Family members declined comment as they left the courtroom with private investigator John Hisler, who has been retained by Hollander. The defense attorney acted as a court-appointed lawyer today, until the family decides whether to retain him privately.

“He’s in shock,” Hollander said of the teen, declining to say whether he’d been on any medications. “The picture in the paper pretty much summed it up.”

Hollander said family members are standing by the boy.

“If he was to be released, obviously, they would want him to come home,” he said. “The family members are the victims here.”

Hollander wouldn’t speak about details, saying he was just called Thursday by a Tampa attorney, who asked him to handle the arraignment this morning.

If he and Hisler are hired, he said, they would work toward building a case to have him tried as a juvenile. Hollander cited the 10-20-Life Law, which has mandatory sentences involving crimes with guns, adding: “That’s one of the reasons I have to try to get him not charged as an adult.”

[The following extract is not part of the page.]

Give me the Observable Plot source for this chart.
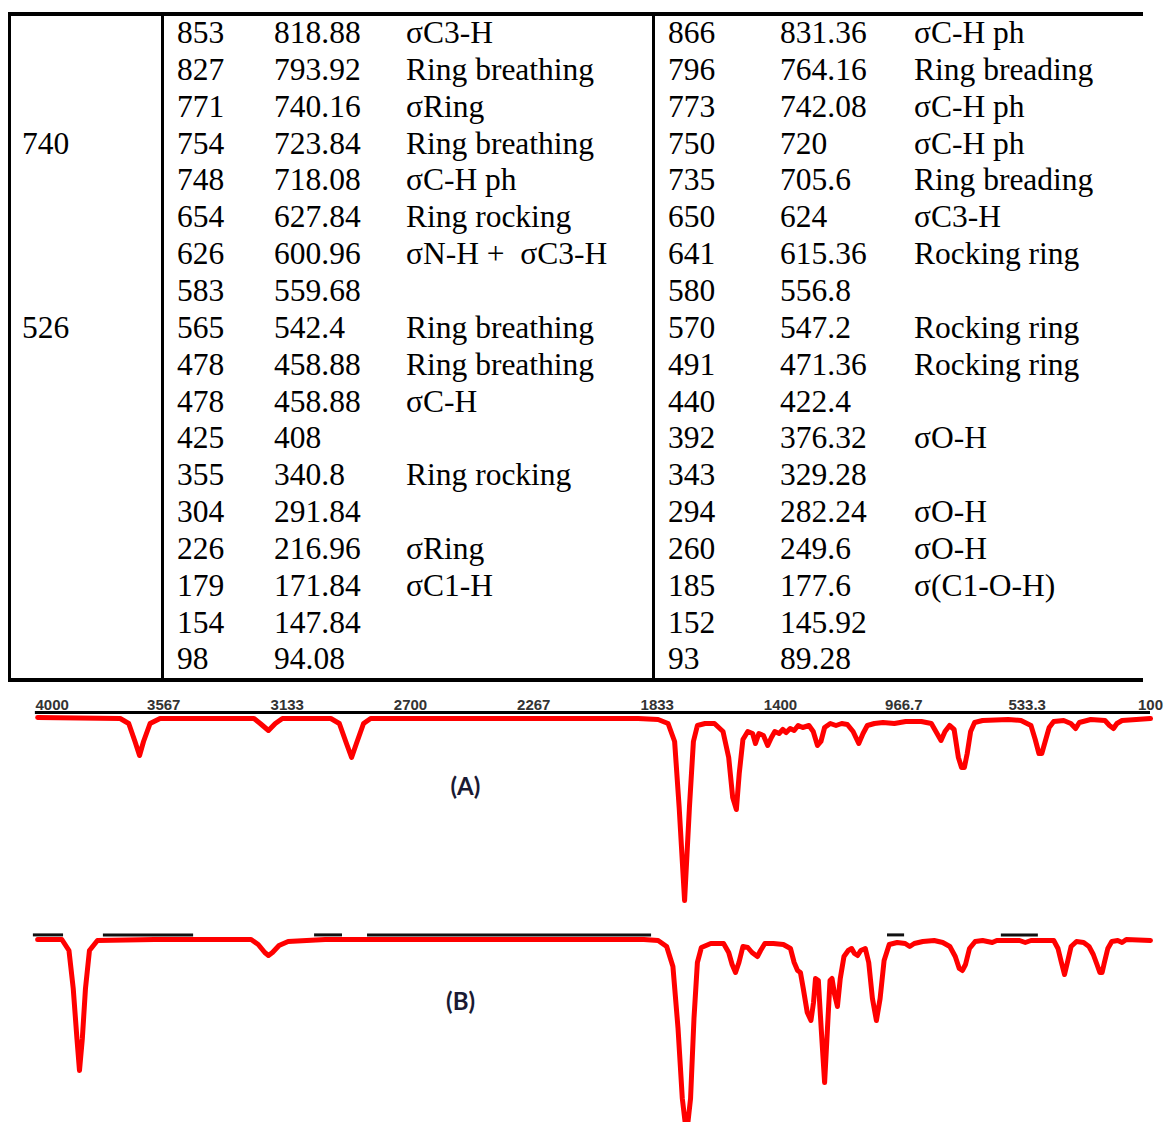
<!DOCTYPE html>
<html>
<head>
<meta charset="utf-8">
<script src="https://cdn.jsdelivr.net/npm/d3@7"></script>
<script src="https://cdn.jsdelivr.net/npm/@observablehq/plot@0.6"></script>
<style>
  html, body { margin: 0; padding: 0; background: #fff; }
  #page { position: relative; width: 1164px; height: 1122px; overflow: hidden; background: #fff; }
  .tline { position: absolute; background: #000; }
  .cell { position: absolute; font-family: "Liberation Serif", "Times New Roman", serif; font-size: 31.5px; line-height: 36.85px; color: #000; white-space: pre; }
  #chart { position: absolute; left: 0; top: 682px; }
</style>
</head>
<body>
<div id="page">
  <div id="table"></div>
  <div id="chart"></div>
</div>
<script>
// ---------------- table data ----------------
const obsCol = ["", "", "", "740", "", "", "", "", "526", "", "", "", "", "", "", "", "", ""];
const leftCalc = ["853", "827", "771", "754", "748", "654", "626", "583", "565", "478", "478", "425", "355", "304", "226", "179", "154", "98"];
const leftScaled = ["818.88", "793.92", "740.16", "723.84", "718.08", "627.84", "600.96", "559.68", "542.4", "458.88", "458.88", "408", "340.8", "291.84", "216.96", "171.84", "147.84", "94.08"];
const leftAssign = ["σC3-H", "Ring breathing", "σRing", "Ring breathing", "σC-H ph", "Ring rocking", "σN-H +  σC3-H", "", "Ring breathing", "Ring breathing", "σC-H", "", "Ring rocking", "", "σRing", "σC1-H", "", ""];
const rightCalc = ["866", "796", "773", "750", "735", "650", "641", "580", "570", "491", "440", "392", "343", "294", "260", "185", "152", "93"];
const rightScaled = ["831.36", "764.16", "742.08", "720", "705.6", "624", "615.36", "556.8", "547.2", "471.36", "422.4", "376.32", "329.28", "282.24", "249.6", "177.6", "145.92", "89.28"];
const rightAssign = ["σC-H ph", "Ring breading", "σC-H ph", "σC-H ph", "Ring breading", "σC3-H", "Rocking ring", "", "Rocking ring", "Rocking ring", "", "σO-H", "", "σO-H", "σO-H", "σ(C1-O-H)", "", ""];

// ---------------- spectrum data (wavenumber cm-1, transmittance %) ----------------
const xTicks = [4000, 3567, 3133, 2700, 2267, 1833, 1400, 966.7, 533.3, 100];

const spectrumA = [
  [4010,100],[3720,99.5],[3690,97],[3668,88],[3652,81],[3638,88],[3615,97],[3580,99.5],
  [3250,99.5],[3228,97],[3199,93.5],[3175,97],[3150,99.5],
  [2980,99.5],[2950,97],[2925,87],[2907,80],[2890,87],[2865,97],[2840,99.5],
  [1900,99.5],[1830,99],[1795,97],[1772,88],[1756,55],[1737,8.5],[1720,55],[1706,88],[1692,96],
  [1665,97],[1632,97],[1602,93],[1582,80],[1568,60],[1555,54],[1545,72],[1532,89],
  [1515,93],[1498,92],[1488,87],[1476,92],[1460,91],[1445,86],[1432,90],[1420,93],[1405,92],
  [1392,94],[1380,92.5],[1366,94.5],[1352,93.5],[1338,96],[1322,95],[1300,96],[1285,93],
  [1270,86],[1258,88],[1245,95],[1225,97],[1205,96],[1185,97],[1165,96.5],[1145,93],
  [1125,87],[1110,92],[1095,96],[1070,97],[1040,97.5],[1000,97],[960,98],[905,98],
  [870,97],[850,92],[836,88.5],[822,93],[806,96],[790,94],[775,80],[764,75],[754,75],
  [744,82],[732,93],[718,97.5],[690,98.5],[600,99],[555,98.5],[520,96],[505,89],[492,82],
  [482,82],[470,88],[456,95],[440,98],[405,98.5],[380,97],[363,94.5],[350,97.5],[310,99],
  [260,98.5],[244,96],[230,94.5],[218,97],[200,98.5],[150,99],[100,99.5]
];

const spectrumB = [
  [4010,99.5],[3925,99.5],[3900,94],[3885,75],[3872,50],[3863,34],[3853,50],[3842,75],[3828,94],[3800,99],
  [3600,99.5],[3260,99.5],[3235,97],[3212,93],[3199,91.5],[3185,93],[3162,96.5],[3130,98.5],[3000,99.5],
  [1880,99.5],[1830,99],[1800,96],[1778,86],[1760,55],[1745,20],[1730,2],[1716,20],[1704,60],[1692,88],[1678,95.5],
  [1645,97.5],[1600,97.5],[1582,93],[1570,87],[1558,83],[1546,88],[1532,96],
  [1515,95.5],[1500,93],[1481,91],[1470,94],[1455,97.5],[1425,97.5],[1390,97],
  [1365,95],[1352,88],[1340,84],[1330,83],[1320,75],[1306,63],[1293,59],[1284,68],[1277,80],
  [1267,79],[1257,55],[1245,28],[1235,55],[1226,79],[1219,80],[1210,72],[1200,66],
  [1190,80],[1177,91],[1162,94],[1150,95],[1140,92.5],[1129,91.5],[1118,94],[1102,95],
  [1090,88],[1077,70],[1063,59],[1050,70],[1036,89],[1018,97],[990,98],[962,97.5],
  [946,96],[930,97.5],[900,98.5],[860,99],[830,98],[805,96],[786,91],[772,85],[761,84],
  [750,87],[736,95],[716,98.5],[690,99],[656,98],[640,99],[560,99],[540,98],[520,99],
  [440,99],[425,95],[413,88],[402,82],[392,88],[379,96],[360,98.5],[335,98],[316,96],
  [301,92],[288,87],[278,83],[270,83],[262,88],[250,95],[236,98.5],[215,99],[200,98],
  [185,99.5],[100,99]
];

// remnants of the black base line of trace (B) that show above the red trace
const traceBSegments = [[4025,3919],[3779,3462],[3037,2939],[2851,1853],[1024,964],[624,494]];

const panelLabels = [
  {wn: 2507, t: 65, text: "(A)", offset: 0},
  {wn: 2524, t: 68, text: "(B)", offset: -110.5}
];
const offsetB = -110.5;

// ---------------- draw table ----------------
const table = document.getElementById("table");
function line(l, t, w, h) {
  const d = document.createElement("div");
  d.className = "tline";
  d.style.left = l + "px"; d.style.top = t + "px"; d.style.width = w + "px"; d.style.height = h + "px";
  table.appendChild(d);
}
line(8, 12, 1135, 4);     // top border
line(8, 678, 1135, 4);    // bottom border
line(8, 12, 2.5, 669);    // left border
line(161, 12, 2.5, 669);  // divider
line(652, 12, 2.5, 669);  // divider

const columns = [
  {x: 22, vals: obsCol},
  {x: 177, vals: leftCalc},
  {x: 274, vals: leftScaled},
  {x: 406, vals: leftAssign},
  {x: 668, vals: rightCalc},
  {x: 780, vals: rightScaled},
  {x: 914, vals: rightAssign}
];
const rowTop = 15, rowH = 36.85;
columns.forEach(col => {
  col.vals.forEach((v, i) => {
    if (!v) return;
    const d = document.createElement("div");
    d.className = "cell";
    d.style.left = col.x + "px";
    d.style.top = (rowTop + i * rowH) + "px";
    d.textContent = v;
    table.appendChild(d);
  });
});

// ---------------- draw spectrum ----------------
const chart = Plot.plot({
  width: 1164,
  height: 440,
  marginTop: 30,
  marginBottom: 0,
  marginLeft: 40,
  marginRight: 14,
  x: {domain: [4000, 100], axis: null},
  y: {domain: [-102.5, 102.5], axis: null},
  style: {background: "white", fontFamily: "'Liberation Sans', Arial, sans-serif"},
  marks: [
    Plot.ruleY(traceBSegments, {x1: d => d[0], x2: d => d[1], y: 101.8 + offsetB, stroke: "#111", strokeWidth: 3}),
    Plot.line(spectrumA, {x: d => d[0], y: d => d[1], stroke: "#ff0000", strokeWidth: 5, strokeLinejoin: "round", strokeLinecap: "round"}),
    Plot.line(spectrumB, {x: d => d[0], y: d => d[1] + offsetB, stroke: "#ff0000", strokeWidth: 5, strokeLinejoin: "round", strokeLinecap: "round"}),
    Plot.ruleY([102.5], {x1: 4018, x2: 100, stroke: "#000", strokeWidth: 3}),
    Plot.text(xTicks.slice(1), {x: d => d, y: 102.5, text: d => String(d), lineAnchor: "bottom", dy: -3, fontSize: 15, fontWeight: "bold", fill: "#333"}),
    Plot.text(xTicks.slice(0, 1), {x: d => d, y: 102.5, text: d => String(d), lineAnchor: "bottom", textAnchor: "start", dx: -5, dy: -3, fontSize: 15, fontWeight: "bold", fill: "#333"}),
    Plot.text(panelLabels, {x: "wn", y: d => d.t + d.offset, text: "text", fontSize: 24, fontWeight: "bold", fill: "#1a1a33", fontFamily: "Lato, 'Open Sans', sans-serif"})
  ]
});
document.getElementById("chart").appendChild(chart);
</script>
</body>
</html>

Second-degree murder, which involves a killing that wasn’t premeditated, is a first-degree felony punishable by a prison term of 40 years to life. The charge involves a killing committed during another crime. Deputies have not said what that crime was.

The 10-20-Life Law sets guidelines for the minimum a convict must serve before he or she can be released. In Crain’s case, if he is convicted as an adult, he would be required to serve a minimum mandatory of 25 years or up to life in prison.

Noting Crain’s young age and that most teens charged as adults in murders are often 16 or 17 at the youngest, he said he hoped the State Attorney’s Office would prosecute him as a juvenile.

“He’s had no prior run-ins with the law and under the statute, charging him as an adult is discretionary, rather than mandatory,” Hollander added.

Ward, the boy’s grandmother and a licensed practical nurse, is a former business partner of Kelly Crain. The women operated NankelCompumed from 1999 to 2004. The Crains operated Crain Screening and Aluminum Inc., a company they started in 2002, out of their home.

There was no new information about how the killings occurred, the type of rifle used or if the couple was sleeping at the time.

“We’ve been working closely with the Collier County Sheriff’s Office since this incident happened and we have not received the case yet for review,” said Samantha Syoen, spokeswoman for the State Attorney’s Office. “Once the Collier County Sheriff’s Office completes their investigation, we will review the case for possible charges.”

The boy is being held the maximum number of days in secure juvenile detention on charges filed by the arresting agency. Formal charges still must be filed by the State Attorney’s Office for any prosecution to move forward.